RIGO DIAZ ’89 can’t get enough of listening to USC students talk about their lives, especially Latino students. He understands their experiences all too well, because he was once one of them.
His single mom, a dancer, raised him and his three siblings with the help of welfare and food stamps. By the time he’d graduated from high school, the Diazes had moved 17 times across East Los Angeles and the San Gabriel Valley.

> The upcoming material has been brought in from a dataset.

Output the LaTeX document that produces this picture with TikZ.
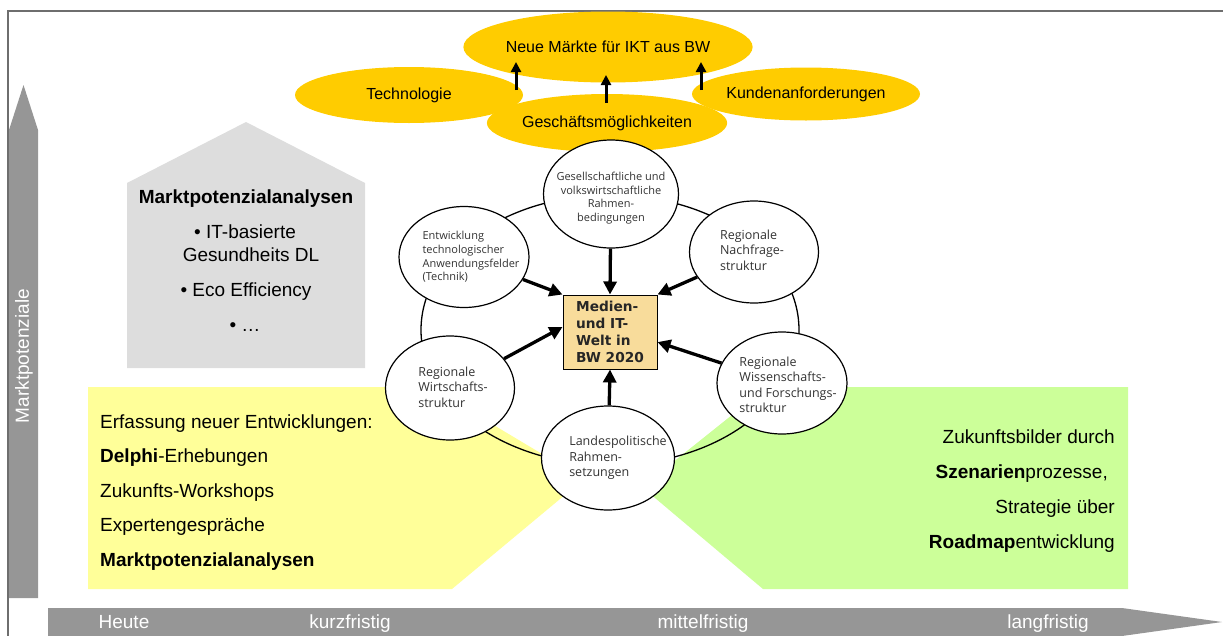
\documentclass[tikz,border=0pt]{standalone}
\usepackage{fontspec}
\setmainfont{Liberation Sans}
\newfontfamily\circfont{Open Sans}
\newfontfamily\boxfont{DejaVu Sans}
\usetikzlibrary{shapes.geometric,arrows.meta}
\definecolor{gold}{HTML}{FFCC00}
\definecolor{lyellow}{HTML}{FFFF99}
\definecolor{lgreen}{HTML}{CCFF99}
\definecolor{agray}{HTML}{969696}
\definecolor{hgray}{HTML}{DDDDDD}
\definecolor{boxtan}{HTML}{F8DC9B}
\definecolor{framegray}{HTML}{6E6E6E}
\definecolor{ctext}{HTML}{333333}
\tikzset{
  goldell/.style={ellipse, fill=gold, inner sep=0pt, font=\fontsize{16}{19}\selectfont},
  circ/.style={ellipse, draw=black, line width=1.2pt, fill=white, inner sep=0pt},
  ctxt/.style={inner sep=0pt, align=left, text=ctext, font=\circfont\fontsize{12.5}{15.5}\selectfont},
  ctxtsmall/.style={inner sep=0pt, text=ctext, font=\circfont\fontsize{11}{13.5}\selectfont},
  arr/.style={line width=3.3pt, -{Triangle[width=13pt,length=13pt]}},
  toparr/.style={line width=3pt, -{Triangle[width=10pt,length=10pt]}},
  bigtxt/.style={inner sep=0pt, font=\fontsize{19}{22}\selectfont},
  axislbl/.style={inner sep=0pt, text=white, font=\fontsize{19}{22}\selectfont},
}
\begin{document}
\begin{tikzpicture}[x=1pt,y=-1pt]
\useasboundingbox (0,0) rectangle (1223,635);
% frame
\draw[framegray, line width=1.6pt] (8,640) -- (8,11) -- (1230,11);
% vertical arrow
\fill[agray] (9,598) -- (9,130) -- (23.5,85) -- (38,130) -- (38,598) -- cycle;
\node[axislbl, rotate=90] (mp) at (24,356) {Marktpotenziale};
% bottom arrow
\fill[agray] (48,608) -- (1122,608) -- (1222,622) -- (1122,636) -- (48,636) -- cycle;
\node[axislbl, anchor=base] (t1) at (124,628) {Heute};
\node[axislbl, anchor=base] (t2) at (350,628) {kurzfristig};
\node[axislbl, anchor=base] (t3) at (703,628) {mittelfristig};
\node[axislbl, anchor=base] (t4) at (1048,628) {langfristig};
% house
\fill[hgray] (127,368) -- (127,183) -- (246,122) -- (365,183) -- (365,368) -- cycle;
\node[bigtxt, anchor=base, font=\bfseries\fontsize{19}{22}\selectfont] (h1) at (246,203) {Marktpotenzialanalysen};
\node[bigtxt, anchor=base] (h2) at (245,238) {• IT-basierte};
\node[bigtxt, anchor=base] (h3) at (251,261) {Gesundheits DL};
\node[bigtxt, anchor=base] (h4) at (246,296) {• Eco Efficiency};
\node[bigtxt, anchor=base] (h5) at (245,331) {• …};
% yellow and green areas
\fill[lyellow] (88,387) -- (430,387) -- (584,479) -- (452,589) -- (88,589) -- cycle;
\fill[lgreen] (767,387) -- (1128,387) -- (1128,589) -- (763,589) -- (642,487) -- cycle;
\node[bigtxt, anchor=base west] (l1) at (100,428) {Erfassung neuer Entwicklungen:};
\node[bigtxt, anchor=base west] (l2) at (100,462) {\textbf{Delphi}-Erhebungen};
\node[bigtxt, anchor=base west] (l3) at (100,497) {Zukunfts-Workshops};
\node[bigtxt, anchor=base west] (l4) at (100,531) {Expertengespräche};
\node[bigtxt, anchor=base west] (l5) at (100,566) {\textbf{Marktpotenzialanalysen}};
\node[bigtxt, anchor=base east] (r1) at (1115,443) {Zukunftsbilder durch};
\node[bigtxt, anchor=base east] (r2) at (1108,478) {\textbf{Szenarien}prozesse,};
\node[bigtxt, anchor=base east] (r3) at (1115,513) {Strategie über};
\node[bigtxt, anchor=base east] (r4) at (1115,548) {\textbf{Roadmap}entwicklung};
% ring
\draw[line width=1.3pt] (610,330) ellipse [x radius=189, y radius=135];
% gold ellipses
\node[goldell, minimum width=277pt, minimum height=71pt] (neue) at (608,47) {Neue Märkte für IKT aus BW};
\node[goldell, minimum width=228pt, minimum height=56pt] (tech) at (409,95) {Technologie};
\node[goldell, minimum width=228pt, minimum height=53pt] (kund) at (806,94) {Kundenanforderungen};
\node[goldell, minimum width=228pt, minimum height=58pt] (gesch) at (607,123) {Geschäftsmöglichkeiten};
\coordinate (a1s) at (516,90); \coordinate (a1e) at (516,62);
\coordinate (a2s) at (606,103); \coordinate (a2e) at (606,75);
\coordinate (a3s) at (701,90); \coordinate (a3e) at (701,62);
\draw[toparr] (a1s) -- (a1e);
\draw[toparr] (a2s) -- (a2e);
\draw[toparr] (a3s) -- (a3e);
% circles
\node[circ, minimum width=135pt, minimum height=108pt] (ges) at (611,194) {};
\node[circ, minimum width=130pt, minimum height=101pt] (ent) at (464,257) {};
\node[circ, minimum width=129pt, minimum height=102pt] (nach) at (754,252) {};
\node[circ, minimum width=129pt, minimum height=104pt] (wirt) at (450,388) {};
\node[circ, minimum width=130pt, minimum height=102pt] (wiss) at (782,383) {};
\node[circ, minimum width=133pt, minimum height=104pt] (lan) at (608,458) {};
\node[ctxtsmall, align=center] (gest) at (611,198) {Gesellschaftliche und\\volkswirtschaftliche\\Rahmen-\\bedingungen};
\node[ctxtsmall, align=left, font=\circfont\fontsize{11}{13.7}\selectfont] (entt) at (471,257) {Entwicklung\\technologischer\\Anwendungsfelder\\(Technik)};
\node[ctxt] (nacht) at (752,250) {Regionale\\Nachfrage-\\struktur};
\node[ctxt] (wirtt) at (453,387) {Regionale\\Wirtschafts-\\struktur};
\node[ctxt] (wisst) at (788,385) {Regionale\\Wissenschafts-\\und Forschungs-\\struktur};
\node[ctxt] (lant) at (618,458) {Landespolitische\\Rahmen-\\setzungen};
% central box
\node[draw=black, line width=1pt, fill=boxtan, minimum width=94pt, minimum height=74pt, inner sep=0pt, align=left, text=black!85, font=\boxfont\bfseries\fontsize{13.7}{17.1}\selectfont] (box) at (610,332) {Medien-\\und IT-\\Welt in\\BW 2020};
% arrows to box
\draw[arr] (ges) -- (box.north);
\draw[arr] (ent) -- (box.north west);
\draw[arr] (nach) -- (box.north east);
\draw[arr] (wirt) -- (box.174);
\draw[arr] (wiss) -- (box.-12);
\draw[arr] (lan) -- (box.south);
\end{tikzpicture}
\end{document}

Diaz knows that he would never have become a Trojan if it hadn’t been for two forces: his mother, who pushed for his education, and the USC Latino Alumni Association (LAA)—founded 40 years ago as the Mexican American Alumni Association—which provided him with a scholarship. At USC, Diaz walked on to the football team and majored in business. He formed lifelong friendships with Trojans from all walks of life, and it was through his roommate that he met his wife, Kim.
With a successful real estate business of his own, a grateful Diaz now gives back. He serves on the LAA’s board and co-chairs an endowment initiative that aims to raise $3 million for scholarships for USC Latino students. In March, at LAA’s 40th anniversary scholarship gala, several of these students told the alumni and others in attendance how the scholarships enabled them to go to college. “When you’re there,” Diaz says, “it’s emotional because you hear what these kids do, and have to go through, to get to USC.”
Diaz vows to keep rallying other Trojans to support tomorrow’s students. “It is absolutely essential to pay it forward,” he says. “There have got to be more of these stories, and the only way is to help.”